SIP Market Share and Digital Strategy
Management addressed concerns regarding a dip in SIP market share, which fell to the 3.6-3.7% range. They attributed this to the expiry of older SIPs and STPs. To counter this, the company is focusing on 'win-back' strategies and digital channels, which now account for 34% of new SIP subscriptions. Despite the share dip, SIP AUM remains robust at ₹82,000 crores, representing 44% of total equity AUM.
Yield Sustainability Amidst Growth
Equity yields saw a marginal decline of 1-2 basis points to settle at 64-65 bps. This compression is largely structural, resulting from 'telescoping' where higher AUM levels trigger lower fee slabs under SEBI regulations. Management expects yields to stabilize at this level for the remainder of FY26. Additionally, a dip in offshore AUM contributed a minor 0.4 bps drag on overall margins.

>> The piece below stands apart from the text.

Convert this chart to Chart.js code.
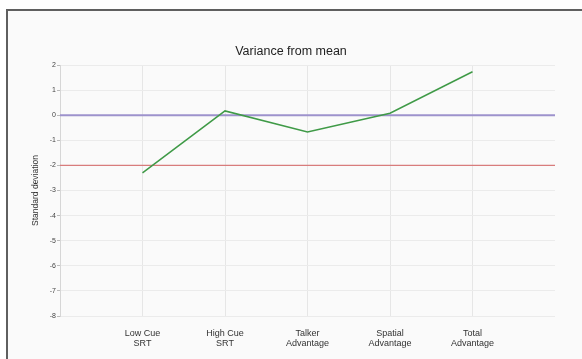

Institutional Mandates: EPFO and ESIC
ABSLAMC secured a significant milestone by being selected by the EPFO to manage its debt portfolio for the next five years. While management described this mandate as 'cost-neutral' in terms of profitability, they emphasized its value in enhancing the company's credentials and scale. This follows the successful integration of the ESIC mandate earlier in the year, reinforcing the company's strength in institutional asset management.
Operational Efficiency and Cost Outlook
Operating profit grew faster than revenue (13% vs 9%), indicating improved operational leverage. Employee expenses grew by 6% YoY in Q2, though this was aided by a ₹6 crore reversal of prior provisions. On a normalized basis, employee costs are growing at 12%, and management guided for a 10-12% increase for the full fiscal year. The company maintained a stable headcount of ,1719 employees.